Ce numéro de Bruxelles en mouvements à travers les sept articles qui le composent constitue une première invitation à poursuivre dans les voies esquissées ici et à mettre en évidence les interdépendances entre ce qui arrive aux villes, à ses habitant·es et à ses animaux. Au programme : animaux féraux, synanthropes, sauvages, marrons et liminaires, mammifères, insectes, arachnides et oiseaux, renards, rats, punaises, araignées et ténébrions, martinets et faucons pèlerins. Il y est question des conditions de devenirs communs face au capitalisme et à ses dégâts (Allan Wei), des longues séquelles de l’usage du DDT, d’une enquête sur des « cultures renardes » en plein Bruxelles (Chloé Vanden Berghe), de l’importance écologique de la ville en tant que lieu de production de déchets, de la méconnaissance de la vie des rats pourtant au cœur de l’écologie urbaine (Aude Hendrick et Sophie Vanderschueren), de la prolifération des punaises de lit dans le sillon des échanges mondialisés et de ses conséquences différenciées sur la santé (JeanMichel Decroly), de la génération d’une nature aussi impure que réjouissante dans les ruines laissées par un projet immobilier abandonné (Nicolas Schroeder), d’accueil et d’apprivoisement d’oiseaux en perdition (les martinets) dans une ville qui devient trop lisse (Ariane d’Hoop), et de la médiatisation du retour d’un héros transformé par la ville : le faucon pèlerin (Marius Pailhès).

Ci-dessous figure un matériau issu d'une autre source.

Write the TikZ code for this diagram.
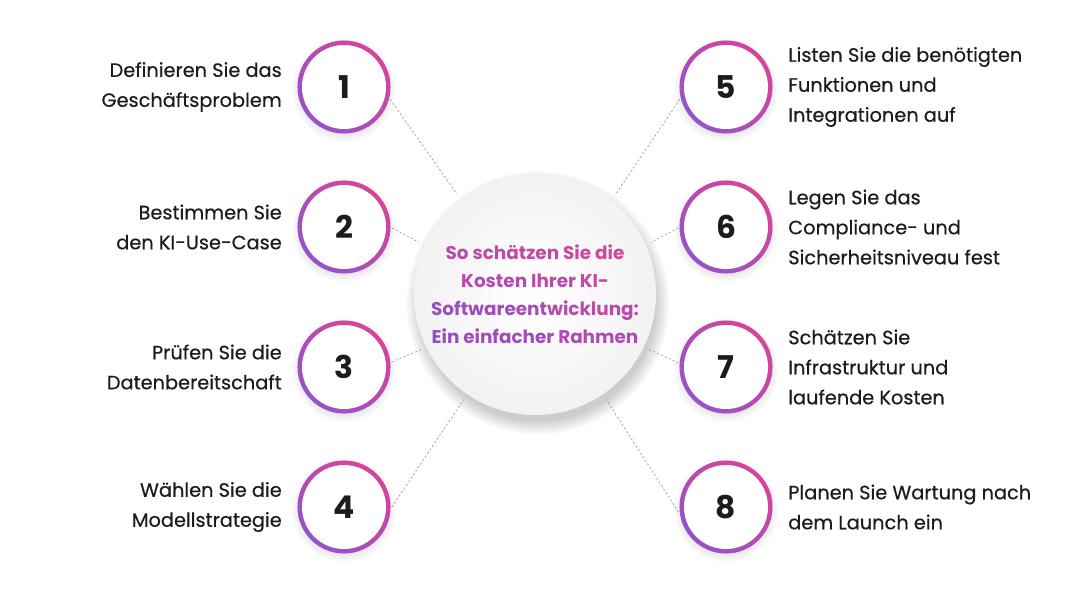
\documentclass[tikz,border=0pt]{standalone}
\usepackage{fontspec}
\setmainfont{Poppins}
\newfontfamily\labfont{Poppins}[FakeBold=0.45]
\definecolor{ringpurple}{HTML}{9553C9}
\definecolor{ringpink}{HTML}{D8439A}
\definecolor{tpurple}{HTML}{8E4FC6}
\definecolor{tpink}{HTML}{D4479A}
\definecolor{txt}{HTML}{1C1C1C}
\definecolor{dashc}{HTML}{9A9A9A}
\newcommand\tc[2]{\textcolor{tpink!#1!tpurple}{#2}}
\begin{document}
\begin{tikzpicture}[x=0.75pt,y=-0.75pt,
  numc/.style={circle, minimum size=69.75pt, inner sep=0pt, outer sep=1pt,
    font=\fontsize{23.5}{23.5}\selectfont\bfseries, text=txt},
  lab/.style={inner sep=0pt, font=\labfont\fontsize{14.5}{22.5}\selectfont, text=txt},
  labl/.style={lab, anchor=east, align=right},
  labr/.style={lab, anchor=west, align=left},
  conn/.style={draw=dashc, line width=0.5pt, dash pattern=on 1.6pt off 1.6pt},
  glow/.style={fill=black, opacity=0.013},
  ring/.style={bottom color=ringpurple, top color=ringpink, shading angle=-45}
]
\useasboundingbox (0,0) rectangle (1080,592);
\fill[white] (0,0) rectangle (1080,592);

% center circle: soft shadow then face
\foreach \k in {0,...,9} {
  \fill[glow, opacity=0.018] (538,303) circle ({90.75pt - 2pt + \k*1.1pt});
}
\shade[inner color=white, outer color=black!5] (535,294) circle (90.75pt);
\node[circle, minimum size=190pt, inner sep=0pt, align=center,
  font=\fontsize{13.8}{21}\selectfont\bfseries] (c) at (535,294)
  {\tc{60}{So} \tc{72}{schätzen} \tc{85}{Sie} \tc{95}{die}\\
   \tc{50}{Kosten} \tc{65}{Ihrer} \tc{80}{KI-}\\
   \tc{20}{Softw}\tc{30}{are}\tc{40}{ent}\tc{55}{wick}\tc{70}{lung:}\\
   \tc{10}{Ein} \tc{25}{einfacher} \tc{45}{Rahmen}};

% number circles
\foreach \n/\x/\y in {1/344/87, 2/344/227, 3/344/367, 4/344/507,
                      5/726/87, 6/726/227, 7/726/367, 8/726/507} {
  \foreach \k in {0,...,6} {
    \fill[glow] (\x,\y+3) circle ({34.9pt - 1pt + \k*0.9pt});
  }
  \shade[ring] (\x,\y) circle (34.9pt);
  \fill[white] (\x,\y) circle (31.5pt);
  \node[numc] (n\n) at (\x,\y) {\n};
}

% labels
\node[labl] (l1) at (282,87) {Definieren Sie das\\Geschäftsproblem};
\node[labl] (l2) at (282,227) {Bestimmen Sie\\den KI-Use-Case};
\node[labl] (l3) at (282,367) {Prüfen Sie die\\Datenbereitschaft};
\node[labl] (l4) at (282,507) {Wählen Sie die\\Modellstrategie};
\node[labr] (l5) at (788,87) {Listen Sie die benötigten\\Funktionen und\\Integrationen auf};
\node[labr] (l6) at (788,227) {Legen Sie das\\Compliance- und\\Sicherheitsniveau fest};
\node[labr] (l7) at (788,367) {Schätzen Sie\\Infrastruktur und\\laufende Kosten};
\node[labr] (l8) at (788,507) {Planen Sie Wartung nach\\dem Launch ein};

% connectors
\draw[conn] (n1.-15) -- (c.128.5);
\draw[conn] (n2.-1) -- (c.156.5);
\draw[conn] (n3.6) -- (c.206);
\draw[conn] (n4.0) -- (c.236.5);
\draw[conn] (n5.195) -- (c.51.5);
\draw[conn] (n6.181) -- (c.24.7);
\draw[conn] (n7.175) -- (c.-26.4);
\draw[conn] (n8.186) -- (c.-56.5);
\end{tikzpicture}
\end{document}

Gageons que d’autres « bêtes urbaines » s’inviteront prochainement !
« Par le seul fait de leur existence, ils expriment le principe de liberté. Ce reflet nous choque lorsqu’on nous demande à nous animaux humains de montrer un QR code pour droit de passage alors qu’un papillon franchit le seuil sans permission. » - Gilles Clément [6]
[1] Il y a d’ailleurs là une forme de paradoxe pour une association en partie née d’une opposition au fonctionnalisme urbanistique, doctrine qui préconisait dans les décennies post-Seconde Guerre mondiale que la ville devait être rationnellement réorganisée autour de zones aux fonctions déterminées : habiter, travailler, se détendre.
[2] Il faut bien distinguer le naturalisme, terme forgé par l’anthropologue Philippe Descola pour désigner notre mode de penser le monde (au même titre que l’animisme, qui est un autre mode), de la pratique naturaliste (effectuée par des naturalistes) qui consiste à observer et documenter la nature dans le sens commun qu’on donne à ce mot.
[3] F. LORDON, 2021, « Pleurnicher le vivant », blog du Monde diplomatique, 29 septembre 2021.
[4] À ce sujet, voir J. CONFAVREUX, « Le “vivant” noie-t-il le poisson politique ? Allier le rouge et le vert au-delà de l’anthropocentrisme », Revue du Crieur, 2023/1, 22, pp. 108125
[5] Les références des autrices et auteurs cités ici sont généralement reprises dans la rubrique « Pour aller plus loin » à la fin de ce numéro.
[6] G. CLÉMENT dans H. BONY et L. MOSCONI, Paris animal, p. 237.